En agosto de 2018 el entonces secretario de Defensa de Estados Unidos, James Mattis, advirtió desde Brasil sobre la amenaza de la influencia china para la soberanía de los países suramericanos: “Existe más de una manera de perder soberanía en este mundo (…) puede deberse a países que llegan con regalos o préstamos”, sostuvo Mattis en relación a la creciente presencia de la potencia asiática en nuestra región.

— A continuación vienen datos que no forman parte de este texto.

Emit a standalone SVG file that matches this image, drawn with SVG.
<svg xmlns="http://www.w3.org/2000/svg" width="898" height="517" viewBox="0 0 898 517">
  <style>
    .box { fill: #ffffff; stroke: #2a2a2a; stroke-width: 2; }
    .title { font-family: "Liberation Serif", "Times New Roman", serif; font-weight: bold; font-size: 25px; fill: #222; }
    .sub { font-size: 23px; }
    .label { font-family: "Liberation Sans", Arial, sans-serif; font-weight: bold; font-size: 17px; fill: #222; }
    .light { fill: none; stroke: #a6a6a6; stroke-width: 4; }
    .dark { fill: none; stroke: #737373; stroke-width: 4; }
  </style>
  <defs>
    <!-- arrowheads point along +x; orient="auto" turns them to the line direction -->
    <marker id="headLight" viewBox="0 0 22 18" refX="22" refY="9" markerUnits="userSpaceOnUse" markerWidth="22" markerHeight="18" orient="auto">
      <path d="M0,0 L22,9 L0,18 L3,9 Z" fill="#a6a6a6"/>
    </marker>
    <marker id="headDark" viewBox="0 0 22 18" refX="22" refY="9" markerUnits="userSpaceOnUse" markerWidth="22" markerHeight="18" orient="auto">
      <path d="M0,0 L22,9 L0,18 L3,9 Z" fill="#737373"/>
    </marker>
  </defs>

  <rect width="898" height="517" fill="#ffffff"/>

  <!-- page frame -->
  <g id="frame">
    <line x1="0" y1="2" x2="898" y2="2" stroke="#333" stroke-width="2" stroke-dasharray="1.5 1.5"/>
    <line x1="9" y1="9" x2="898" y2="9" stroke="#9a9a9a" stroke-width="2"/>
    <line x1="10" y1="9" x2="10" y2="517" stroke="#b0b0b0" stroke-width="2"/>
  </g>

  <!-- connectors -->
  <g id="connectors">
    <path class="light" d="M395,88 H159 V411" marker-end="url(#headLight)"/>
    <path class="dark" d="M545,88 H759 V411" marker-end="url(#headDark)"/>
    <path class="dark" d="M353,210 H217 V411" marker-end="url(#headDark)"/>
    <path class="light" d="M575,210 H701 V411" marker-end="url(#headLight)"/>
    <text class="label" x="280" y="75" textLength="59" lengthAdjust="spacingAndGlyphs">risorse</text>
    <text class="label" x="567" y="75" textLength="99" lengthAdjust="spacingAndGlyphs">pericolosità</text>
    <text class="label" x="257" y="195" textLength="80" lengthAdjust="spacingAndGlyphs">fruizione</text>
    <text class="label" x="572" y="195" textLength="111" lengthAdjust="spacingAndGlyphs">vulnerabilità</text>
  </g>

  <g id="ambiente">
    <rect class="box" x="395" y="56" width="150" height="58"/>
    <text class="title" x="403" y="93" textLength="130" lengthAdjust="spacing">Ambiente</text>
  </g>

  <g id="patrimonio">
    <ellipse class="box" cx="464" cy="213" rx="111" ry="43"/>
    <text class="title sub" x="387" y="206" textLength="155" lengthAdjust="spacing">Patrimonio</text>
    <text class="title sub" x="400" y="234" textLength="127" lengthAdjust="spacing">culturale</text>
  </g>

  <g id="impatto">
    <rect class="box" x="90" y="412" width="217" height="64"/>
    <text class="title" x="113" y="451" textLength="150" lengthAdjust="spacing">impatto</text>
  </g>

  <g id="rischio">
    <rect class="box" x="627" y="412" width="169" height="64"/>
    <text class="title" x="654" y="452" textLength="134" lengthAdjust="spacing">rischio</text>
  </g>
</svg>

Es interesante que esa declaración sea realizada por un representante autorizado de la mayor potencia del planeta, que no ha sido capaz desde la época de Kennedy de formular una propuesta positiva de progreso para la región al sur del Río Bravo, lo que necesariamente debería involucrar la transferencia de recursos materiales del norte al sur. Todas las propuestas norteamericanas desde aquel entonces implican políticas de desmantelamiento industrial sudamericano, de apertura de los mercados locales a las importaciones, de extranjerización de activos productivos públicos y privados, de sometimiento a los vaivenes de los mercados financieros globales, de acceso a contratos estatales por parte de empresas norteamericanas, etc., a cambio de eventuales accesos al mercado estadounidense, regulados en formas sutiles por las autoridades de ese país.

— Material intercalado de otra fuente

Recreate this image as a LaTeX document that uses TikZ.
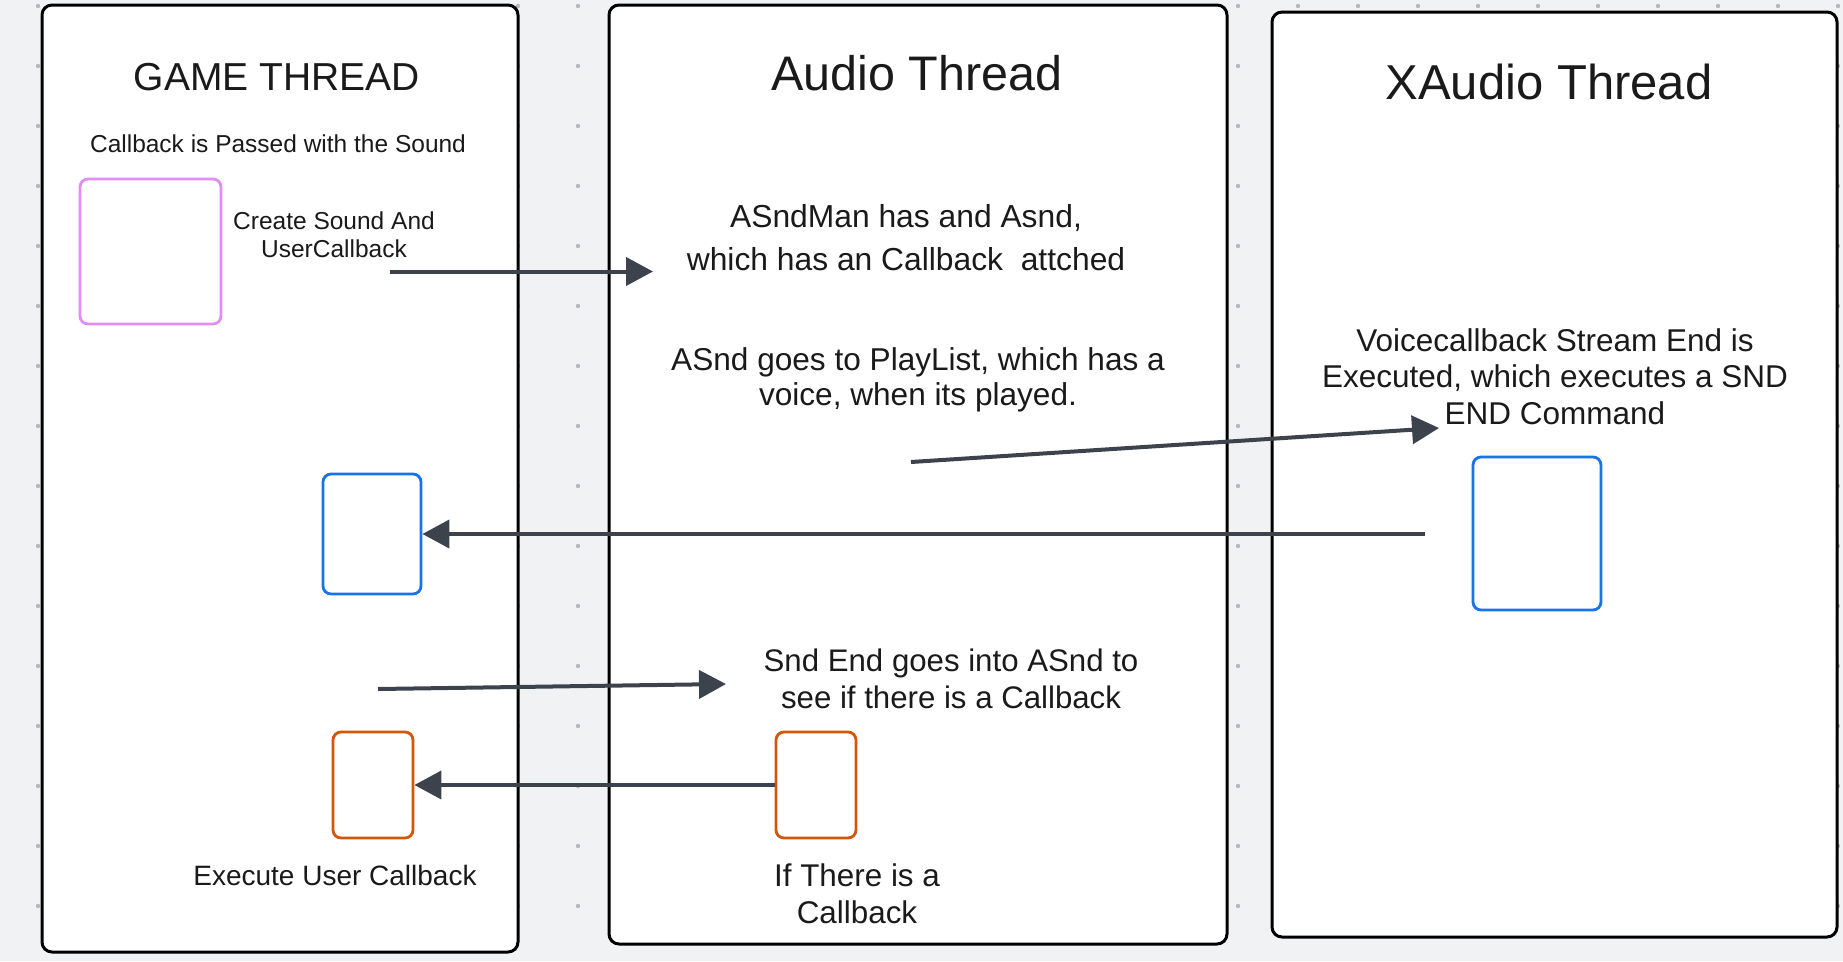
\documentclass[tikz,border=0pt]{standalone}
\usepackage{fontspec}
\setmainfont{Liberation Sans}
\usetikzlibrary{arrows.meta}
\definecolor{bg}{HTML}{F1F2F4}
\definecolor{dotc}{HTML}{B5B8BD}
\definecolor{arr}{HTML}{3C434D}
\definecolor{pinkc}{HTML}{E28CF6}
\definecolor{bluec}{HTML}{1A73E8}
\definecolor{orangec}{HTML}{D3560B}
\definecolor{ink}{HTML}{1A1A1A}
\begin{document}
\begin{tikzpicture}[x=1pt,y=-1pt,
  panel/.style={draw=black, line width=3pt, fill=white, rounded corners=10pt, inner sep=0pt},
  sbox/.style={line width=2.8pt, rounded corners=8pt, fill=white, inner sep=0pt},
  conn/.style={draw=arr, line width=4pt, -{Triangle[length=27pt,width=28pt]}},
  lbl/.style={inner sep=0pt, align=center, text=ink},
]
\fill[bg] (0,0) rectangle (1843,961);
\useasboundingbox (0,0) rectangle (1843,961);
\foreach \x in {38,98,...,1838} \foreach \y in {6,66,...,906} \fill[dotc] (\x,\y) circle (2.2pt);

% panels
\node[panel, minimum width=476pt, minimum height=947pt] (game) at (280,478.5) {};
\node[panel, minimum width=618pt, minimum height=939pt] (audio) at (918,474.5) {};
\node[panel, minimum width=565pt, minimum height=925pt] (xaudio) at (1554.5,474.5) {};

% titles
\node[lbl, anchor=base, font=\fontsize{39pt}{46pt}\selectfont] (tgame) at (277,90) {GAME THREAD};
\node[lbl, anchor=base, font=\fontsize{48.5pt}{56pt}\selectfont] (taudio) at (917,90) {Audio Thread};
\node[lbl, anchor=base, font=\fontsize{49pt}{56pt}\selectfont] (txaudio) at (1549,99) {XAudio Thread};

% game thread texts
\node[lbl, anchor=base, font=\fontsize{24.5pt}{28pt}\selectfont] (passed) at (278,152) {Callback is Passed with the Sound};
\node[lbl, anchor=north, font=\fontsize{24.5pt}{28pt}\selectfont] (create) at (334,211.4) {Create Sound And\\UserCallback};
\node[lbl, anchor=base, font=\fontsize{28pt}{32pt}\selectfont] (execute) at (335,885) {Execute User Callback};

% audio thread texts
\node[lbl, anchor=north, font=\fontsize{31.8pt}{43pt}\selectfont] (asndman) at (906,204) {ASndMan has and Asnd,\\which has an Callback\ \ attched};
\node[lbl, anchor=north, font=\fontsize{31.6pt}{35.5pt}\selectfont] (playlist) at (918,347) {ASnd goes to PlayList, which has a\\voice, when its played.};
\node[lbl, anchor=north, font=\fontsize{31.2pt}{37pt}\selectfont] (sndend) at (951,648.5) {Snd End goes into ASnd to\\see if there is a Callback};
\node[lbl, anchor=north, font=\fontsize{31.4pt}{37pt}\selectfont] (ifthere) at (857,863.4) {If There is a\\Callback};

% xaudio texts
\node[lbl, anchor=north, font=\fontsize{31.5pt}{36.5pt}\selectfont] (voicecb) at (1555,328) {Voicecallback Stream End is\\Executed, which executes a SND\\END Command};

% small boxes
\node[sbox, draw=pinkc, minimum width=141pt, minimum height=145pt] (pink) at (150.5,251.5) {};
\node[sbox, draw=bluec, minimum width=98pt, minimum height=120pt] (blueG) at (372,534) {};
\node[sbox, draw=bluec, minimum width=128pt, minimum height=153pt] (blueX) at (1537,533.5) {};
\node[sbox, draw=orangec, minimum width=80pt, minimum height=106pt] (orangeA) at (816,785) {};
\node[sbox, draw=orangec, minimum width=80pt, minimum height=106pt] (orangeG) at (373,785) {};

% connector end points
\coordinate (a1s) at (390,271.5);
\coordinate (a1e) at (653,271.5);
\coordinate (a2s) at (911,462);
\coordinate (a2e) at (1439,428);
\coordinate (a3s) at (1425,534);
\coordinate (a4s) at (378,689);
\coordinate (a4e) at (726,684);

\draw[conn] (a1s) -- (a1e);
\draw[conn] (a2s) -- (a2e);
\draw[conn] (a3s) -- (blueG.east);
\draw[conn] (a4s) -- (a4e);
\draw[conn] (orangeA.west) -- (orangeG.east);
\end{tikzpicture}
\end{document}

Al son de las declaraciones anti-imperialistas (chinas) de los funcionarios norteamericanos, un coro de voces locales también empiezan a advertir sobre la expansiva influencia china y sobre cómo nos irían envolviendo para dominarnos. En general son figuras ubicadas a la derecha del espectro ideológico, que descubren por primera vez que en las relaciones internacionales la dimensión del poder es fundamental, y conectan — también por primera vez— la influencia económica y la política. Claro, este sorprendente descubrimiento lo realizan exclusivamente en relación a China. O tienen carencias conceptuales y de información histórica básica, o son probables víctimas del “imperialismo de la estupidez”. Colaboran –consciente o inconscientemente— para naturalizar e invisibilizar la abrumadora presencia norteamericana en la región, mucho más profunda, sofisticada y arraigada que la de la lejana potencia china.

No sería prudente dejar que las redefiniciones del anti-imperialismo latinoamericano queden en manos del país líder de la democracia y la libertad y sus repetidoras locales.